My bro was expelled (not just suspended) from high school. I’ll never forget that notice that came to our house:
He was “Expelled, for placing human excretement on teacher’s desk.”
It was X-mas time, and he wrapped the crap as a x-mas present. We watched the teacher open and quickly wiped her chocolate thumb. It was actually dog crap.
The last time I was suspended was freshman year of high school. After leading our basketball “B” team to an undefeated mark (we beat the local Catholic school 80-13), I was promoted to the “A” squad. After one game (a modest 7 points in my debut), the progress reports were released and my grades put me in the bleachers, in street clothes, for two weeks. But- and boy was I lucky- I still got to go the practices and participate in all the wind sprints, ladders, etc. I should have quit and focused on school…
I got banned from a Hilton hotel once.
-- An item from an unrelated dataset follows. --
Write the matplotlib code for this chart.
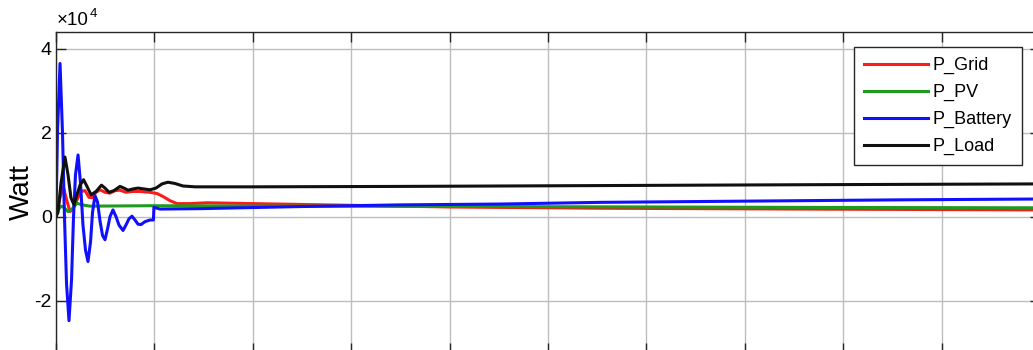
#!/usr/bin/env python3
"""
Power flow plot: grid, PV, battery and load power (Watt) over time.
"""

import matplotlib
matplotlib.use("Agg")
import matplotlib.pyplot as plt

plt.rcParams['font.family'] = ['Liberation Sans', 'DejaVu Sans']

SCALE = 1e4  # axis shows values x10^4

# Battery power (W)
t_batt = [0, 0.015, 0.041, 0.066, 0.086, 0.107, 0.132, 0.158, 0.178, 0.198,
          0.224, 0.249, 0.274, 0.300, 0.325, 0.351, 0.371, 0.396, 0.422, 0.447,
          0.473, 0.498, 0.523, 0.549, 0.579, 0.610, 0.640, 0.681, 0.711, 0.742,
          0.772, 0.803, 0.833, 0.864, 0.904, 0.955, 0.990, 0.995, 1.057, 1.463,
          2.480, 3.496, 4.512, 5.528, 6.545, 7.561, 8.577, 10.0]
p_batt = [0, 20000, 36500, 20000, 0, -16000, -24800, -15000, 0, 10000,
          14700, 8000, -2000, -8000, -10700, -6000, 1000, 5000, 3500, -1000,
          -4500, -5500, -3000, 0, 1600, 0, -2000, -3300, -2000, -500,
          100, -800, -1800, -1900, -1200, -800, -800, 2200, 1800, 1900,
          2400, 2800, 3000, 3400, 3600, 3800, 4000, 4200]

# Load power (W)
t_load = [0, 0.020, 0.051, 0.091, 0.122, 0.152, 0.183, 0.203, 0.244, 0.280,
          0.315, 0.356, 0.407, 0.462, 0.498, 0.539, 0.589, 0.650, 0.691, 0.732,
          0.783, 0.833, 0.894, 0.955, 1.016, 1.077, 1.138, 1.209, 1.291, 1.413,
          1.972, 3.496, 5.528, 7.561, 10.0]
p_load = [0, 1000, 8000, 14200, 10000, 4500, 2800, 4500, 7500, 8800,
          7200, 5200, 6000, 7500, 6800, 5800, 6200, 7200, 6800, 6300,
          6600, 6800, 6600, 6400, 6800, 7800, 8200, 7900, 7300, 7100,
          7100, 7200, 7400, 7600, 7800]

# Grid power (W)
t_grid = [0, 0.041, 0.076, 0.102, 0.142, 0.173, 0.213, 0.254, 0.295, 0.335,
          0.366, 0.407, 0.447, 0.498, 0.549, 0.600, 0.650, 0.711, 0.772, 0.854,
          0.955, 1.027, 1.087, 1.159, 1.230, 1.362, 1.534, 2.002, 2.988, 4.004,
          5.528, 7.561, 10.0]
p_grid = [0, 4500, 7000, 4500, 1200, 1800, 4000, 6000, 6200, 4600,
          4500, 5800, 6400, 5800, 5600, 6200, 6300, 5800, 6000, 6000,
          5800, 5500, 4800, 3800, 3100, 3100, 3300, 3100, 2700, 2300,
          2000, 1800, 1600]

# PV power (W)
t_pv = [0, 0.020, 0.051, 0.081, 0.122, 0.163, 0.213, 0.264, 0.346, 0.955,
        2.480, 4.512, 7.561, 10.0]
p_pv = [0, 1500, 2500, 2200, 1200, 1800, 3200, 2800, 2500, 2600,
        2500, 2400, 2200, 2100]

series = [
    ("P_Grid", t_grid, p_grid, "#ff1a1a"),
    ("P_PV", t_pv, p_pv, "#1f9a1f"),
    ("P_Battery", t_batt, p_batt, "#1010ff"),
    ("P_Load", t_load, p_load, "#101010"),
]

x_ticks = list(range(0, 11))
y_ticks = [-2, 0, 2, 4]


def main():
    W, H = 1033, 350
    fig = plt.figure(figsize=(W / 100, H / 100), dpi=100)
    # axes extend a bit past the right and bottom edges (cropped figure)
    ax = fig.add_axes([56 / W, -3 / H, 984 / W, 321 / H])

    for label, t, p, color in series:
        ax.plot(t, [v / SCALE for v in p], color=color, lw=2.2, label=label)

    ax.set_xlim(0, 10)
    ax.set_ylim(-3.25, 4.40)
    ax.set_xticks(x_ticks)
    ax.set_yticks(y_ticks)
    ax.set_yticklabels([str(v) for v in y_ticks], fontsize=14)
    ax.tick_params(axis='both', direction='in', length=7, width=1,
                   color='#262626', top=True, right=True,
                   labelbottom=False, pad=3)
    ax.grid(True, color='#bdbdbd', lw=1.0)
    ax.set_axisbelow(True)
    for s in ax.spines.values():
        s.set_color('#262626')
        s.set_linewidth(1.0)

    # y label and exponent marker
    fig.text(22 / W, 1 - 192 / H, "Watt", rotation=90, fontsize=20,
             ha='center', va='center')
    fig.text(57 / W, 1 - 25 / H, "\u00d710", fontsize=13.5,
             ha='left', va='baseline')
    fig.text(90 / W, 1 - 17 / H, "4", fontsize=9.5, ha='left', va='baseline')

    leg = ax.legend(loc='upper right', bbox_to_anchor=(1022 / W, 1 - 47 / H),
                    bbox_transform=fig.transFigure, borderaxespad=0,
                    fontsize=13, handlelength=3.5, handletextpad=0.3,
                    labelspacing=0.55, borderpad=0.55, fancybox=False,
                    framealpha=1, edgecolor='#262626')
    leg.get_frame().set_linewidth(1.0)
    for line in leg.get_lines():
        line.set_linewidth(2.2)

    fig.savefig("out.png", dpi=100)
    print("saved out.png")


if __name__ == "__main__":
    main()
We used to go there all the time–used their tennis courts, walked right into the concierge lounge and sprayed champagne on New Year’s Eve, and in the nerdiest of all trespassing stories, brought a baseball trivia game and played it in their lobby. Well this one time, or five, we were in their sauna, and then their swimming pool, at night when it was closed, when finally an employee saw us and kicked us out.
A few years later, I got chased by their company van. I was just “driving around” (a suburban tradition) and went down their driveway a few times and they sicked the van on me! They chased me to the edge of town (meaning to the town line between my town and the one the hotel was in), but terribly, I went back! Just for the hell of it! This time they stopped me, asked what I was doing, brought me to the front desk, made a copy of my license, and told me I wasn’t to go back there. Fortunately they didn’t check their “previously banned” file, or they’d have seen that I was a repeat offender.
Later, I went back (surprise) to their little trailer park-ish sign and stole some letters: G, I, N, A, since I had this crush on a girl named Gina for like 5 years but never did anything about it. It’s weird, at my friend’s wedding last summer (the one I played baseball trivia with), Gina was there, because I guess her parents are friends with his. And I thought, Wow, if I had done something about that crush, and Gina and I had ridden off into the sunset, both of our lives would have been completely different, but we’d still both standing in this room right now.
But back to that hotel, I’m only realizing now how obsessed with it I was. They became a Hyatt or something, so if I decide to go there for whatever reason, I think I’ll have a clean slate there. So it was a suspension in a way.
seaver41 – surely, all you guys had to do was speak to the asst. manager’s boss, and he would have been either reprimanded or fired. Or his boss’s boss – that’s usually the level you need to get things straightened out. No one even thought of doing this?
Hey, it’s been a month! I expected a post or a note about the progress of the book by now, Josh!
“I like deadlines. I like the whooshing sound they make as they go by.”